Sementara di Rumah Sakit Pusat Idlib, Abdullah AlHassan berbaring tak berdaya di ranjangnya. Pekan lalu, dia kehilangan dua kakinya saat kembali ke desanya, Afes. Dia pulang untuk memeriksa rumah yang telah ditinggalkannya. Namun, saat melangkah masuk, dia menginjak ranjau yang ditanam di rumahnya.
Afes berada di jalan raya strategis yang menjadi target serangan pasukan Suriah. “Tidak ada yang bisa tinggal begitu serangan seperti itu datang. Setiap orang harus pergi. Jika ada yang tinggal, (pasukan pemerintah) tidak akan mengampuni dia,” kata AlHassan.
Bulan lalu, Sekretaris Jenderal PBB Antonio Guterres juga menyuarakan keprihatinan besar atas eskalasi yang terjadi di Idlib.

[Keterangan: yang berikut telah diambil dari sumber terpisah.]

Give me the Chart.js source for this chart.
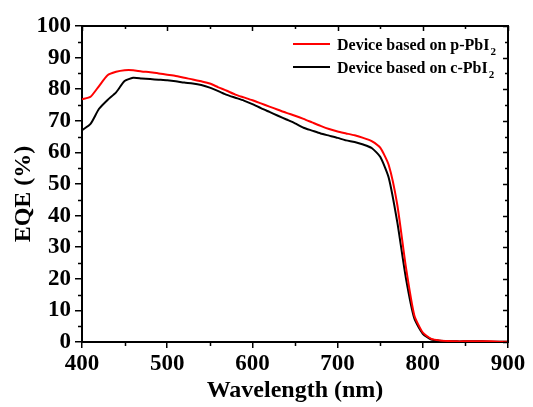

Dia menyerukan para pihak yang berkonfrontasi segara menerapkan gencatan senjata.
Hal itu turut disuarakan Kepala Urusan Kemanusiaan dan Bantuan Darurat PBB Mark Lowcock. Dia mengatakan bencana kemanusiaan sedang berlangsung di Idlib. Ratusan ribu warga di sana melakukan eksodus. Kondisi mereka mencemaskan karena saat ini Idlib tengah dibekap cuaca sangat dingin.
“Banyak yang berjalan kaki atau di belakang truk dalam suhu di bawah titik beku, di tengah hujan, dan salju. Mereka pindah ke daerah yang semakin ramai yang mereka pikir akan lebih aman. Tapi di Idlib, tidak ada tempat yang aman,” ujar Lowcock saat berbicara di Dewan Keamanan PBB pada 19 Maret lalu.
Menurut Lowcock, sejak 1 Desember 2019, hampir 900 ribu warga Idlib mengungsi. Lebih dari 500 ribu di antaranya adalah anak-anak. Sekitar 50 ribu orang tak memiliki tempat bernaung. Mereka berlindung di bawah pohon dan ruang terbuka. “Saya mendapat laporan harian tentang bayi dan anak kecil yang sekarat dalam kedinginan,” ujar Lowcock.
Konflik sipil Suriah telah berlangsung sejak 2011. Peperangan telah menyebabkan ratusan ribu orang tewas dan puluhan juta lainnya mengungsi, termasuk ke Eropa dan Amerika.